Race case switches admission quota rule

三月 29, 1996

Conservatives hope an Appeals Court ruling against using race as a basis of admissions to the University of Texas has sounded the death knell for affirmative action programmes across the United States.

Three federal judges decided that there was no "compelling reason . . . to elevate some races over others", stunning Texas University officials, who announced they were suspending admissions for a week at all 15 campuses to consider the impact.

The case was brought on behalf of a white female student, Cheryl Hopwood, who was denied a place at the University of Texas law school in 1992. Texas is known as one of the top-ranking law schools in the US and a popular choice for students, who submit 4,000 applications a year for some 500 places.

The law school ran an admissions system aimed to ensure that 10 per cent of successful applicants were Mexican and 5 per cent black. Texas has a large and growing immigrant population. It gave preferential treatment to minority students in a middle category whose grades were not good enough to guarantee a place or bad enough to ensure rejection.

Ms Hopwood was rejected even though she had scored higher grades than all but one of 41 black students and three of 55 Latino students admitted that year.

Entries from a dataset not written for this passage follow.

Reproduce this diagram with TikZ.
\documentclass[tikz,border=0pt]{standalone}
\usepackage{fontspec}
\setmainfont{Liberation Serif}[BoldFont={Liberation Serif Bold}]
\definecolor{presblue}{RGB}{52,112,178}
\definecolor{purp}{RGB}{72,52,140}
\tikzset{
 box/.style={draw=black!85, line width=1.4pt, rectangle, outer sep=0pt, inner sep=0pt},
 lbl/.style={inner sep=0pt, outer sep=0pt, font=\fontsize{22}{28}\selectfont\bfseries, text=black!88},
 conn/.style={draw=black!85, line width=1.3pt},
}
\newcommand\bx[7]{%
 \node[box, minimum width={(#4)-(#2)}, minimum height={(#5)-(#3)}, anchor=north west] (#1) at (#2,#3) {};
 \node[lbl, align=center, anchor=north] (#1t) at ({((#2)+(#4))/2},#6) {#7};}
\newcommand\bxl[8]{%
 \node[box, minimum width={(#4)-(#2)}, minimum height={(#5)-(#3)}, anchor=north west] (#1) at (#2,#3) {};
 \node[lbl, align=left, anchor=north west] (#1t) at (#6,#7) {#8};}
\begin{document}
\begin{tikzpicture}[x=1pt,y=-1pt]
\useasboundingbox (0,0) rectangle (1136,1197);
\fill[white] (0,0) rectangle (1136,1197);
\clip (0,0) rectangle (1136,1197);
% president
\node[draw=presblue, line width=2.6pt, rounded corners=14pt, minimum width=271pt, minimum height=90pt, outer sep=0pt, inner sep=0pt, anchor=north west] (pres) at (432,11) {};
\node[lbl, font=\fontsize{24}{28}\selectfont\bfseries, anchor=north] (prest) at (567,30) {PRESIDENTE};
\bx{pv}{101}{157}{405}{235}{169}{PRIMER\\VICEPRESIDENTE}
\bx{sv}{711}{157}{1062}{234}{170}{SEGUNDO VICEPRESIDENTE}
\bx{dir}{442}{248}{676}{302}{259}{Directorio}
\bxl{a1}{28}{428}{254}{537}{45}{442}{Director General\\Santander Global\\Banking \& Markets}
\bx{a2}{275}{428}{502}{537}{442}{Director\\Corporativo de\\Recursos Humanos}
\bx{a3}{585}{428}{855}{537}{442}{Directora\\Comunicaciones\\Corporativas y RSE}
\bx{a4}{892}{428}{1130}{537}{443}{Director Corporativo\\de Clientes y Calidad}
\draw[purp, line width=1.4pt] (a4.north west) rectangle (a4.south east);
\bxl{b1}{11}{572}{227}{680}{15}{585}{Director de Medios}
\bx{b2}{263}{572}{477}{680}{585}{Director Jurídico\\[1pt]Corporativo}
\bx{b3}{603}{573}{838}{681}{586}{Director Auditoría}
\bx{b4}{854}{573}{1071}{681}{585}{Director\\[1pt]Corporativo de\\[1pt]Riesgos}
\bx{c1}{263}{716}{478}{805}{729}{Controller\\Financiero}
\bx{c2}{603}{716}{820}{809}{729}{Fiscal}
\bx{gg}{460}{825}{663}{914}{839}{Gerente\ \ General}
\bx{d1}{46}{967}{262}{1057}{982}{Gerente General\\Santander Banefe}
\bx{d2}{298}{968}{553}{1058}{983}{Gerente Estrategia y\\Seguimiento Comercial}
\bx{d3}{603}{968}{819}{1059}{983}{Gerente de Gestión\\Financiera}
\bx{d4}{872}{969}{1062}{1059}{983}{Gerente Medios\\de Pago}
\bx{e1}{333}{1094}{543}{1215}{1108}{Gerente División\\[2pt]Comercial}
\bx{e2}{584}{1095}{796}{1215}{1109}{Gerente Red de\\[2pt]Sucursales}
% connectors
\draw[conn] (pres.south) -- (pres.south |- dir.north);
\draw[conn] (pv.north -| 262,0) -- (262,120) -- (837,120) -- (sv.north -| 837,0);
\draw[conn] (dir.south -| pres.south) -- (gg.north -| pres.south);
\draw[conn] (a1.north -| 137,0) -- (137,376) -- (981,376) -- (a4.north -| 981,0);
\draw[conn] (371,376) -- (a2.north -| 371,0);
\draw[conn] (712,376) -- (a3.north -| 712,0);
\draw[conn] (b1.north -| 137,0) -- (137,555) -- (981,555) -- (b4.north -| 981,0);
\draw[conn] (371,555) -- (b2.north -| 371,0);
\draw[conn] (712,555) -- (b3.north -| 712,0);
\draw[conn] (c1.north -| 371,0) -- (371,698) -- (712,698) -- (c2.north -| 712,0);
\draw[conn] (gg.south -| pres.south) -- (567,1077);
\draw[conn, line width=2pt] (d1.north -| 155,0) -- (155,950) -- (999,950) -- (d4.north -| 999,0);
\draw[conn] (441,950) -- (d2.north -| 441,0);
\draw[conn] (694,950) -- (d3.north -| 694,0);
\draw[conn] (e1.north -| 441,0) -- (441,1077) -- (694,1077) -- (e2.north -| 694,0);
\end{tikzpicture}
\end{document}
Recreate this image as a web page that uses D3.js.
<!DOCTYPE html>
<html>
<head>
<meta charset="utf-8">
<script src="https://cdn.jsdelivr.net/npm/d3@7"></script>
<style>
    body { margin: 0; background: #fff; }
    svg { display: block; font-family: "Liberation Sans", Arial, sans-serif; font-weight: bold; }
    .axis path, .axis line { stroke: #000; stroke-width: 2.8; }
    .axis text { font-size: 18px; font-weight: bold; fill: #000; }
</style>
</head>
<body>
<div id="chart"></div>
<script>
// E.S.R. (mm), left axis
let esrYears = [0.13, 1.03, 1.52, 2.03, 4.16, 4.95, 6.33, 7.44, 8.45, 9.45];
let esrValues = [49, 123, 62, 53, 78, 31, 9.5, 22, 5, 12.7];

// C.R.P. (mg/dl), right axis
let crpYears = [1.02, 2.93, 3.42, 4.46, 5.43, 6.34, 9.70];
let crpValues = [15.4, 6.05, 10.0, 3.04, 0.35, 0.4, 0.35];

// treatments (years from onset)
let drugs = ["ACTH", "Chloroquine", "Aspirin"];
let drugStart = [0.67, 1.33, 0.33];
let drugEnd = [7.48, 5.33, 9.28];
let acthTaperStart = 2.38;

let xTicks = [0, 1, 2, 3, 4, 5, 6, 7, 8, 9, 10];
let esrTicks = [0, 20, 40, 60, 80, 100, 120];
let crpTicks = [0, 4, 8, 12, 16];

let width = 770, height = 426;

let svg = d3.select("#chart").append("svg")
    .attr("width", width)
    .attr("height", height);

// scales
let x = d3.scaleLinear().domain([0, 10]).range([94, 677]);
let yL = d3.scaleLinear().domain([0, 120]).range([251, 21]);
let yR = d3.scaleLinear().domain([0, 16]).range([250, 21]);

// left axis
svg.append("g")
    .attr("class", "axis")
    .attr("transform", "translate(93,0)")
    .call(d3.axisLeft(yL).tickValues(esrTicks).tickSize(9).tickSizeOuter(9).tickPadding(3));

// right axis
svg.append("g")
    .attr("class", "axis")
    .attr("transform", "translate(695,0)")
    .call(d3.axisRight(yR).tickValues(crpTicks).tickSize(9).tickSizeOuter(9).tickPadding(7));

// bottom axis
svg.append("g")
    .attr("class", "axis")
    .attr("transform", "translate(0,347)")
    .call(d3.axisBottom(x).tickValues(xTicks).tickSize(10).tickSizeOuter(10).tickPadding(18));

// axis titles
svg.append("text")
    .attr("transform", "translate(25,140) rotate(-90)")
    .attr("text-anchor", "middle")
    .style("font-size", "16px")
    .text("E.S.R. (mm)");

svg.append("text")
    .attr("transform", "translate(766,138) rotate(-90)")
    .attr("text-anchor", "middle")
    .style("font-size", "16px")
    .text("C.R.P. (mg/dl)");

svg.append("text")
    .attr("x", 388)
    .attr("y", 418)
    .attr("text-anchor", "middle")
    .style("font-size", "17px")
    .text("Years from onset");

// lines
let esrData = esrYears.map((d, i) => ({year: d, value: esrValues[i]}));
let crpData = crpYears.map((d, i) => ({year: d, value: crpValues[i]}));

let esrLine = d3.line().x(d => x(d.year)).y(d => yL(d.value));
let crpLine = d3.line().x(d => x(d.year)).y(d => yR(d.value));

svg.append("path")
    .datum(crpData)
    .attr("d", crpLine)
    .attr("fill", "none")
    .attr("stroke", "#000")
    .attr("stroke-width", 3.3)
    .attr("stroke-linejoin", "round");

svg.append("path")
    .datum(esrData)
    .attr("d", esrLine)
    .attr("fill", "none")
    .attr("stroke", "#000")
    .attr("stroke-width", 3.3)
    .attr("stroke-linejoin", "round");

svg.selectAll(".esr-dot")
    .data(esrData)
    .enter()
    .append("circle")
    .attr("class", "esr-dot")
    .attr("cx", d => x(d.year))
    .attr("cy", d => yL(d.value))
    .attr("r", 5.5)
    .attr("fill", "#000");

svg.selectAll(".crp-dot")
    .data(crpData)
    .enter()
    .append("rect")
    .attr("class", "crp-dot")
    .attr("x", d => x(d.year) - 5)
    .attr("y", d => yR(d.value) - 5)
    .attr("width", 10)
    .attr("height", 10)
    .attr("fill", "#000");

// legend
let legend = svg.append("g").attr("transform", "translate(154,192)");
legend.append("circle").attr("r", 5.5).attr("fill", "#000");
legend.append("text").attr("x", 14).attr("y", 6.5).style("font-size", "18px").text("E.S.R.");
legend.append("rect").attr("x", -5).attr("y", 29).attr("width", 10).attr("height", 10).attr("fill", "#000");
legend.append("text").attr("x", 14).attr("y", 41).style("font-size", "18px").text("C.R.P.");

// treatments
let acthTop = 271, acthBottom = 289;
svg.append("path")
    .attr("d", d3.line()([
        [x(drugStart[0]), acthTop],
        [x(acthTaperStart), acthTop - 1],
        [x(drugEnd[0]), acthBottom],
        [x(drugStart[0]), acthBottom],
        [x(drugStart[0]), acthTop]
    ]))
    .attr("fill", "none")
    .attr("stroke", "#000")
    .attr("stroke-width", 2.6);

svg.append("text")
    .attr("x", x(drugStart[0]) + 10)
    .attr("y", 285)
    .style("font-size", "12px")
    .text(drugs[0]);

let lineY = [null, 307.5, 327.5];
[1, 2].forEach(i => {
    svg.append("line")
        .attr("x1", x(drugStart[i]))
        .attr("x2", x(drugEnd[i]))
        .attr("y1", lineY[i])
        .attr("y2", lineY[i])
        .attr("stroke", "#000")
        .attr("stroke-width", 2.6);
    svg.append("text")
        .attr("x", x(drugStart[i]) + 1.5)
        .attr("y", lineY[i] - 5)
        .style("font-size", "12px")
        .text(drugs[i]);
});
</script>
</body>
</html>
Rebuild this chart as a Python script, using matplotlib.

Texas claimed she was a mediocre student, but the judges ruled she was a victim of racial discrimination and ordered the university to admit her and pay damages.

Legal experts first believed the lawsuit could settle the fate of increasingly controversial affirmative action programmes at universities. This year the University of California, another giant in the public university system, agreed to drop all such programmes after a bitter internal battle.

The decision by the Fifth Circuit Appeals Court is immediately binding on Louisiana, Mississippi, and Texas. University officials must still decide whether to appeal to the Supreme Court, which last looked at the issue in 1978 and has moved decisively to the right since then.

A conservative legal group in Washington, the Center for Individual Rights, entered the case on Ms Hopwood's side. The CIR has taken a leading role in combatting what it regards as the excesses of "political correctness" and "multi-culturalism" on campuses.

Affirmative action, adopted by most big education institutions to reverse centuries of discrimination, has become one of the most sensitive political issues. Conservatives have claimed such programmes amount to racial "quotas".

At Texas, applications were colour-coded according to race and the university maintained a segregated "minority only" waiting list. Senior officials from other major universities had testified that its programmes were nothing unusual.

Even if adopted for the "wholesome purpose" of correcting imbalances in the student body, the judges said, "racial preferences appear to even the score only if one embraces the position that our society is appropriately viewed as divided into races". They were "no more rational" than choices based on physical size or blood type.